I am pushing down on my lawnmower an angle θ=25 degrees below the horizontal with a force 750 N where the static friction coefficient between the at surface and the trunk is μs=0.75. What is biggest lawnmower I will be able to move?
Here's my attempt:
The sum of all components in the y direction is N-mg-750sin(25)=0, which means N=mg+750sin(25).

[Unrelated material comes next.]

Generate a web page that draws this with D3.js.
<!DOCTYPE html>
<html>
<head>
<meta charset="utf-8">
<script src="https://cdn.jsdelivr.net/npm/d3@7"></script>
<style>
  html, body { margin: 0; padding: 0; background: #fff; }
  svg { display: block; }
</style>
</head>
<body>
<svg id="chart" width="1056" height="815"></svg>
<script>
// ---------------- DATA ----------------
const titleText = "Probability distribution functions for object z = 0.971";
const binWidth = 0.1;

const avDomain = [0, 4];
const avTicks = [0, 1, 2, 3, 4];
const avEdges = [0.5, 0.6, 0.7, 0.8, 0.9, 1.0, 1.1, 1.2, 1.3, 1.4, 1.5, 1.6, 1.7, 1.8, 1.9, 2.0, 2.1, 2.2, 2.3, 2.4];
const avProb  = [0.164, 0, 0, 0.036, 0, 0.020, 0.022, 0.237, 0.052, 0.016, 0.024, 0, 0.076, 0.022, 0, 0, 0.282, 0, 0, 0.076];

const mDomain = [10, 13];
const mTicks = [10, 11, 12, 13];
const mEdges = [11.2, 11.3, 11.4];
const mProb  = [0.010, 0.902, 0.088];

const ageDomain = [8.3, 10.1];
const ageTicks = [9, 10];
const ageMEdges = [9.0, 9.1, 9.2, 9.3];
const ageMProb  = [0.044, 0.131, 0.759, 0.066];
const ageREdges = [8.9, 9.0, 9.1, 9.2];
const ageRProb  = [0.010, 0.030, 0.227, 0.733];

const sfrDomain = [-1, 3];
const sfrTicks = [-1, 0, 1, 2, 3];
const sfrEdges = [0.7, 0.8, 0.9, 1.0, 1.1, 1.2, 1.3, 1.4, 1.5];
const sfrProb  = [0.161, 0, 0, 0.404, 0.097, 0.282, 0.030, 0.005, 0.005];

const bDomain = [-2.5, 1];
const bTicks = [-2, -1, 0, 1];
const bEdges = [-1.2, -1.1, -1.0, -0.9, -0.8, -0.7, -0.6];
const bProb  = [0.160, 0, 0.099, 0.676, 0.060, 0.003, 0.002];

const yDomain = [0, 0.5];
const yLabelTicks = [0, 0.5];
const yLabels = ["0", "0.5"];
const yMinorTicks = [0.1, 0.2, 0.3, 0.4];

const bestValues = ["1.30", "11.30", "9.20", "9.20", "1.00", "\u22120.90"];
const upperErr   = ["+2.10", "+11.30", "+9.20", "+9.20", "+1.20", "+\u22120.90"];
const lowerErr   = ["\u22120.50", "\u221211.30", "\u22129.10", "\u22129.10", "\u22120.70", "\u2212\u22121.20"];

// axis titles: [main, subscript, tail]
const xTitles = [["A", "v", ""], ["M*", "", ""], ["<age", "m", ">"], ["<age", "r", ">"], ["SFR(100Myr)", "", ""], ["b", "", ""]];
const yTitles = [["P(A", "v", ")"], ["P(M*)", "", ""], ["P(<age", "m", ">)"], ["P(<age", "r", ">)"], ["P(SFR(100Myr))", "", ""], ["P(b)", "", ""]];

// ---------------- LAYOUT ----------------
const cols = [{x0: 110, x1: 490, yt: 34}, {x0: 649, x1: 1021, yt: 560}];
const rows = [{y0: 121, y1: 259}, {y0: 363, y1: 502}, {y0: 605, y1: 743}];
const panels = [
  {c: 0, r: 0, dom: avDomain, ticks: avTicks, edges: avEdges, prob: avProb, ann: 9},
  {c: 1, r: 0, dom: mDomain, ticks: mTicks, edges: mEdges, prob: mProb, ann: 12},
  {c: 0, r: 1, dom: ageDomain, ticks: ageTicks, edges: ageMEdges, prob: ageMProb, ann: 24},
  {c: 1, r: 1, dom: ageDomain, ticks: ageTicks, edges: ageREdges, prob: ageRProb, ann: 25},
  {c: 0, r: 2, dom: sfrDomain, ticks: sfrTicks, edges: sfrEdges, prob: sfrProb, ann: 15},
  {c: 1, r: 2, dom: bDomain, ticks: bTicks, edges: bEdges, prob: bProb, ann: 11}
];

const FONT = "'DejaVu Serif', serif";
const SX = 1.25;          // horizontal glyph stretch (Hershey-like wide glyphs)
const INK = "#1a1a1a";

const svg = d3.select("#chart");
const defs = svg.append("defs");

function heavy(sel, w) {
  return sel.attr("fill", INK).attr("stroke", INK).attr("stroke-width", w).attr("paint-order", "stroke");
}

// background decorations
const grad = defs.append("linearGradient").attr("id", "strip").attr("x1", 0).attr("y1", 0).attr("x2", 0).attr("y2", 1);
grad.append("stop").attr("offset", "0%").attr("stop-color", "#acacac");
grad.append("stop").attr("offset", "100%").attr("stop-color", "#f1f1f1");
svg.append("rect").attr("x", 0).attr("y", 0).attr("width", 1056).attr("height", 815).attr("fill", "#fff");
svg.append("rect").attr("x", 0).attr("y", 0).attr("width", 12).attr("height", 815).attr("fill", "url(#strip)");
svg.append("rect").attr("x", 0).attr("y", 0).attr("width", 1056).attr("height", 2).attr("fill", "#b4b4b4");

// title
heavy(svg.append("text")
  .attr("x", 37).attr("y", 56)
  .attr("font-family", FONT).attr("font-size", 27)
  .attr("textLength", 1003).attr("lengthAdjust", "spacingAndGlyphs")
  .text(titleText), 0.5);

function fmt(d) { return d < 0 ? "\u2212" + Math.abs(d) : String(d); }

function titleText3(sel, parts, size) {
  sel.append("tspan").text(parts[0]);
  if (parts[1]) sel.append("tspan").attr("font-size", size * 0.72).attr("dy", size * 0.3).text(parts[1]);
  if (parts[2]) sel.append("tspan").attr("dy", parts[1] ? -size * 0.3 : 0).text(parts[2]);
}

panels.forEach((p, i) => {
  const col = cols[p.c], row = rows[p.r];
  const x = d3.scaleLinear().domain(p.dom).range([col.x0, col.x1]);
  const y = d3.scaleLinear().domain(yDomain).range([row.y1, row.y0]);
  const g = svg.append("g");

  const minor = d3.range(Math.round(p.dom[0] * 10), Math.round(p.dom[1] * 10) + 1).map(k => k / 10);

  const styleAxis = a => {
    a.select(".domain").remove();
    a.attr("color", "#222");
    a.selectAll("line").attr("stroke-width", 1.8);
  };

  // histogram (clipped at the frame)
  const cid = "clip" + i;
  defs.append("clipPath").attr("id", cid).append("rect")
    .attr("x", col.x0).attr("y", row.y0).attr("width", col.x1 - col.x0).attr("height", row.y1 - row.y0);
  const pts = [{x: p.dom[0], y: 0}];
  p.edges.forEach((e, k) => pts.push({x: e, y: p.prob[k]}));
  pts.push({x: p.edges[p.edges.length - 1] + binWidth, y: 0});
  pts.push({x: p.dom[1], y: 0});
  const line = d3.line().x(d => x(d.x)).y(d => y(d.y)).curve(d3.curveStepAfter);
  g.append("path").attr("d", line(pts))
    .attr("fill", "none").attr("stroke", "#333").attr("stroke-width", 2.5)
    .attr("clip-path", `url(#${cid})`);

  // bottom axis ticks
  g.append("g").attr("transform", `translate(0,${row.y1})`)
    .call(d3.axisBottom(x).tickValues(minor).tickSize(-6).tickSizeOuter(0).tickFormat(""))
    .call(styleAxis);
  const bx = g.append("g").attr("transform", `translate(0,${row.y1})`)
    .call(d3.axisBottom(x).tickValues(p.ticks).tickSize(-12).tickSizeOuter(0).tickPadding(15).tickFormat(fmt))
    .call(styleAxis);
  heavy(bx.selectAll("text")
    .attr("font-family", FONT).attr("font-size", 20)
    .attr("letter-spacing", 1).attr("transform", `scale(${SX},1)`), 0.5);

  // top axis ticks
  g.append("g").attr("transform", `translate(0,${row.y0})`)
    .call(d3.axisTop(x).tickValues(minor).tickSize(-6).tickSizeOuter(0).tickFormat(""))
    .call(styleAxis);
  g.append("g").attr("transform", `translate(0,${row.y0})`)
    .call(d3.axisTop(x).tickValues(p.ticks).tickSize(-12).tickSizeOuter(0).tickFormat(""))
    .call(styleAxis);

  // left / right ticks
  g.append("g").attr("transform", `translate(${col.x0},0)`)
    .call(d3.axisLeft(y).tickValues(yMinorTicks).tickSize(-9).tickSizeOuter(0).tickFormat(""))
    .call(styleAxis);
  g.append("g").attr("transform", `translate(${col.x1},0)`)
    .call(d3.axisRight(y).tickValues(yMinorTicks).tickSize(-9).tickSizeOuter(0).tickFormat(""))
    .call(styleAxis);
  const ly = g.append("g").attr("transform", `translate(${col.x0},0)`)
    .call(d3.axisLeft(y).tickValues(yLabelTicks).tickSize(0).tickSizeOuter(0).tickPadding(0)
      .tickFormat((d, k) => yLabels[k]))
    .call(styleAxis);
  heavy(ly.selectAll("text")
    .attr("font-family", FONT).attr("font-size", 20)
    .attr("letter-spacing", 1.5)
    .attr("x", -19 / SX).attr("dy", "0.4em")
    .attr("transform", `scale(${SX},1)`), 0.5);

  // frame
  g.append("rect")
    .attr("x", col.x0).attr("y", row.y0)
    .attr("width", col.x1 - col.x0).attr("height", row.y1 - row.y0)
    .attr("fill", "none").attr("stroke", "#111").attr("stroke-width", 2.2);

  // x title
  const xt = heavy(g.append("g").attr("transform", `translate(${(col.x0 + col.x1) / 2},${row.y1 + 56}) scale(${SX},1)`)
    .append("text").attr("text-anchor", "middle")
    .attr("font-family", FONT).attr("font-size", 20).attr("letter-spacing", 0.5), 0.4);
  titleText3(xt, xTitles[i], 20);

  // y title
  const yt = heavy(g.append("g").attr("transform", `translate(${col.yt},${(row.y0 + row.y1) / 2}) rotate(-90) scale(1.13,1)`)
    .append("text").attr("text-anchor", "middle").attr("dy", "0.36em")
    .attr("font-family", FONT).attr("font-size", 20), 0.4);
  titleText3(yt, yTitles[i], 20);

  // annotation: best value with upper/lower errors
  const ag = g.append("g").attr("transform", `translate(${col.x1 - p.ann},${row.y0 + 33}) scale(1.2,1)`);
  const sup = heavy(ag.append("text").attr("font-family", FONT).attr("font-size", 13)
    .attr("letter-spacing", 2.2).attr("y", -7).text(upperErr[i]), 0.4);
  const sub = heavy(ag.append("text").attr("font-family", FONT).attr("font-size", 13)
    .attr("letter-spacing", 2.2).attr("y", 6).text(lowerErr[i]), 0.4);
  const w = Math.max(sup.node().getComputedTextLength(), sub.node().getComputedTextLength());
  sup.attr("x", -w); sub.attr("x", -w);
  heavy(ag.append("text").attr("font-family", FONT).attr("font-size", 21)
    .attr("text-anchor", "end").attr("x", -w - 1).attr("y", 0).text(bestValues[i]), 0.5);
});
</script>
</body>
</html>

The sum of all components in the x direction is 750cos25-fs=0, with fs being the static fiction. We know that fs=μs*N
Combining what we know is N and our previous equations together we have the sum of all x components being
750cos(25)-0.75(mg+750sin(25))=0 -->679.73-7.35*m-237.72=0 -->7.35m=442.01 -->m=60.14 kg
Am I understanding the use of static friction here correctly? I'd appreciate any input I can get.

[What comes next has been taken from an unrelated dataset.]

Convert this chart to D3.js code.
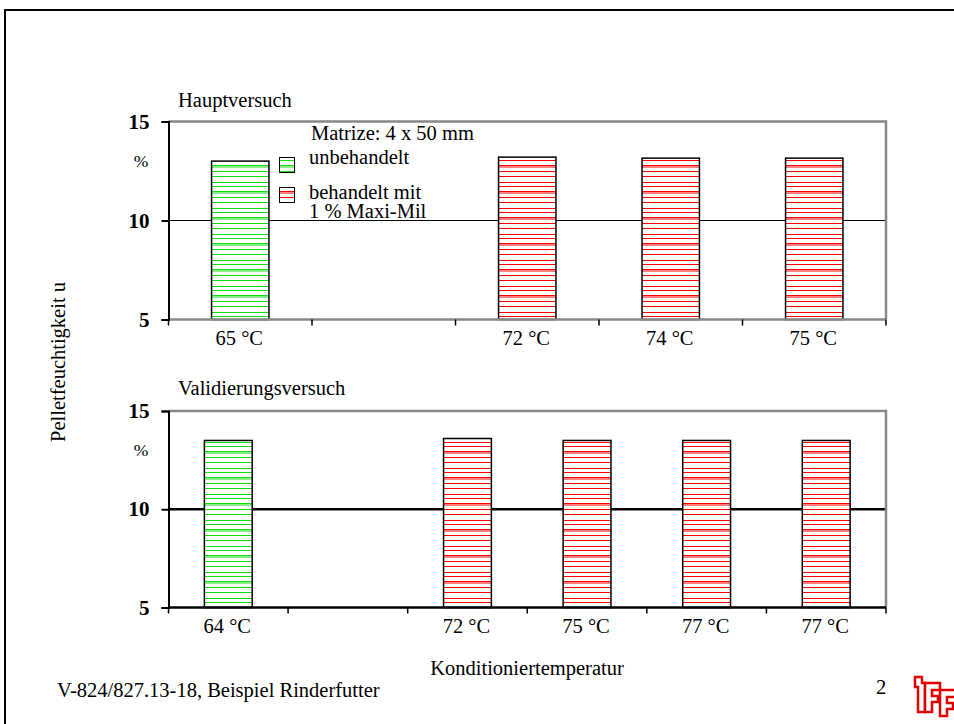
<!DOCTYPE html>
<html lang="de">
<head>
  <meta charset="UTF-8">
  <title>Pelletfeuchtigkeit</title>
  <style>
    body { margin: 0; background: #fff; }
    svg text { font-family: "Liberation Serif", "Times New Roman", serif; fill: #000; }
  </style>
</head>
<body>
  <svg id="svg" width="954" height="724"></svg>
  <script src="https://d3js.org/d3.v7.min.js"></script>
  <script>
    // Hauptversuch
    const topCategories = ['65 °C', '', '72 °C', '74 °C', '75 °C']
    const topValues = [13.0, 5.0, 13.2, 13.15, 13.15]
    const topGroups = ['unbehandelt', 'leer', 'behandelt', 'behandelt', 'behandelt']

    // Validierungsversuch
    const bottomCategories = ['64 °C', '', '72 °C', '75 °C', '77 °C', '77 °C']
    const bottomValues = [13.5, 5.0, 13.6, 13.5, 13.5, 13.5]
    const bottomGroups = ['unbehandelt', 'leer', 'behandelt', 'behandelt', 'behandelt', 'behandelt']

    const yTicks = [5, 10, 15]
    const legendLabels = ['unbehandelt', 'behandelt mit', '1 % Maxi-Mil']

    const FONT = '"Liberation Serif", serif'
    const svg = d3.select('#svg')
    const defs = svg.append('defs')

    // striped fills, irregular line spacing like the original
    const stripeOffsets = [0.5, 4.5, 9.5, 11, 15.5, 20.5]
    function stripe(id, color) {
      const p = defs.append('pattern')
        .attr('id', id)
        .attr('patternUnits', 'userSpaceOnUse')
        .attr('width', 10)
        .attr('height', 26)
      p.append('rect').attr('width', 10).attr('height', 26).attr('fill', '#fff')
      p.selectAll('line')
        .data(stripeOffsets)
        .enter()
        .append('line')
        .attr('x1', 0).attr('x2', 10)
        .attr('y1', d => d).attr('y2', d => d)
        .attr('stroke', color)
        .attr('stroke-width', 1)
    }
    stripe('green', '#11dd11')
    stripe('red', '#ff0000')

    const fillFor = g => g === 'unbehandelt' ? 'url(#green)' : g === 'behandelt' ? 'url(#red)' : '#fff'

    function label(sel, size) {
      return sel.style('font-family', FONT).attr('font-size', size).attr('fill', '#000')
    }

    // page frame
    svg.append('path')
      .attr('d', 'M5,724V10H954')
      .attr('fill', 'none')
      .attr('stroke', '#000')
      .attr('stroke-width', 2)

    function panel(opts) {
      const { categories, values, groups, x0, x1, yTop, yBottom, title, titleY, gridWidth, baseColor } = opts
      const idx = categories.map((d, i) => i)

      const xScale = d3.scaleBand()
        .domain(idx)
        .range([x0, x1])
        .paddingInner(0.6)
        .paddingOuter(0.3)

      const yScale = d3.scaleLinear()
        .domain([5, 15])
        .range([yBottom, yTop])

      const g = svg.append('g')
      const step = xScale.step()

      // title
      label(g.append('text'), 20.5)
        .attr('x', 178)
        .attr('y', titleY)
        .text(title)

      // gridline at 10
      g.append('line')
        .attr('x1', x0).attr('x2', x1)
        .attr('y1', yScale(10)).attr('y2', yScale(10))
        .attr('stroke', '#000')
        .attr('stroke-width', gridWidth)

      // frame top + right (grey)
      g.append('path')
        .attr('d', `M${x0},${yScale(15)}H${x1}V${yScale(5)}`)
        .attr('fill', 'none')
        .attr('stroke', '#888')
        .attr('stroke-width', 2.5)

      // bars
      g.selectAll('rect.bar')
        .data(values)
        .enter()
        .append('rect')
        .attr('class', 'bar')
        .attr('x', (d, i) => xScale(i))
        .attr('y', d => yScale(d))
        .attr('width', xScale.bandwidth())
        .attr('height', d => yScale(5) - yScale(d))
        .attr('fill', (d, i) => fillFor(groups[i]))
        .attr('stroke', '#000')
        .attr('stroke-width', 1.5)

      // bottom axis
      g.append('line')
        .attr('x1', x0).attr('x2', x1)
        .attr('y1', yScale(5)).attr('y2', yScale(5))
        .attr('stroke', baseColor)
        .attr('stroke-width', 2.5)

      const xAxis = d3.axisBottom(xScale).tickSize(0).tickPadding(11).tickFormat(i => categories[i])
      const ax = g.append('g')
        .attr('transform', `translate(-1,${yScale(5)})`)
        .call(xAxis)
      ax.attr('font-family', null)
      ax.select('.domain').remove()
      label(ax.selectAll('text'), 20.5)

      // slot boundary ticks
      g.selectAll('line.xtick')
        .data(d3.range(categories.length + 1))
        .enter()
        .append('line')
        .attr('class', 'xtick')
        .attr('x1', i => x0 + i * step).attr('x2', i => x0 + i * step)
        .attr('y1', yScale(5)).attr('y2', yScale(5) + 6)
        .attr('stroke', '#000')
        .attr('stroke-width', 1.5)

      // left axis
      const yAxis = d3.axisLeft(yScale).tickValues(yTicks).tickSize(7).tickPadding(12)
      const ay = g.append('g')
        .attr('transform', `translate(${x0},0)`)
        .call(yAxis)
      ay.attr('font-family', null)
      ay.select('.domain').attr('stroke-width', 2)
      ay.selectAll('.tick line').attr('stroke-width', 2)
      label(ay.selectAll('text'), 21).attr('font-weight', 'bold')

      label(g.append('text'), 17.5)
        .attr('x', 141)
        .attr('y', yScale(13) + 6)
        .attr('text-anchor', 'middle')
        .text('%')

      return { xScale, yScale }
    }

    panel({
      categories: topCategories, values: topValues, groups: topGroups,
      x0: 168.5, x1: 886, yTop: 121.5, yBottom: 319.5,
      title: 'Hauptversuch', titleY: 107, gridWidth: 1.2, baseColor: '#888'
    })

    panel({
      categories: bottomCategories, values: bottomValues, groups: bottomGroups,
      x0: 168.5, x1: 886, yTop: 411, yBottom: 607.5,
      title: 'Validierungsversuch', titleY: 395, gridWidth: 2.5, baseColor: '#000'
    })

    // legend
    const legend = svg.append('g')
    label(legend.append('text'), 20.5)
      .attr('x', 311).attr('y', 140)
      .text('Matrize: 4 x 50 mm')
    legend.selectAll('rect.sw')
      .data(['unbehandelt', 'behandelt'])
      .enter()
      .append('rect')
      .attr('class', 'sw')
      .attr('x', 279.5)
      .attr('y', (d, i) => 157.5 + i * 30)
      .attr('width', 15)
      .attr('height', 15)
      .attr('fill', d => fillFor(d))
      .attr('stroke', '#000')
      .attr('stroke-width', 1)
    label(legend.selectAll('text.lab')
      .data(legendLabels)
      .enter()
      .append('text')
      .attr('class', 'lab'), 20.5)
      .attr('x', 309)
      .attr('y', (d, i) => [164, 199, 218][i])
      .text(d => d)

    // axis titles
    label(svg.append('text'), 20.5)
      .attr('transform', 'translate(65,362) rotate(-90)')
      .attr('text-anchor', 'middle')
      .text('Pelletfeuchtigkeit u')

    label(svg.append('text'), 20.5)
      .attr('x', 527).attr('y', 675)
      .attr('text-anchor', 'middle')
      .text('Konditioniertemperatur')

    label(svg.append('text'), 20.5)
      .attr('x', 57).attr('y', 697)
      .text('V-824/827.13-18, Beispiel Rinderfutter')

    label(svg.append('text'), 20.5)
      .attr('x', 881).attr('y', 694)
      .attr('text-anchor', 'middle')
      .text('2')

    // logo (rough)
    const logo = svg.append('g')
      .attr('fill', '#fff')
      .attr('stroke', '#e00000')
      .attr('stroke-width', 2.5)
    logo.append('path').attr('d', 'M915,677H922V683H925V712H918V687H915Z')
    logo.append('path').attr('d', 'M925,683H940V690H932V696H938V702H932V712H925Z')
    logo.append('path').attr('d', 'M940,690H956V697H947V703H953V709H947V716H940Z')
  </script>
</body>
</html>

Let be $F=750\,\mathrm N$, $\mu_s=0.75$, $g=9.8\,\mathrm{m\,s}^{-2}$ and $\theta=25^\circ$ $$\left\{\begin{align} F\cos\theta-f_s&=0\\ F\sin\theta+mg-F_n& = 0\\ f_s&=\mu_sF_n \end{align}\right. $$ We have $f_s=\mu_s(F\sin\theta+mg)$ and $F\cos\theta=\mu_s(F\sin\theta+mg)$ that is $$ m=\frac{F}{g}\left(\frac{1}{\mu_s}\cos\theta-\sin\theta\right)=60.14\,\mathrm{kg} $$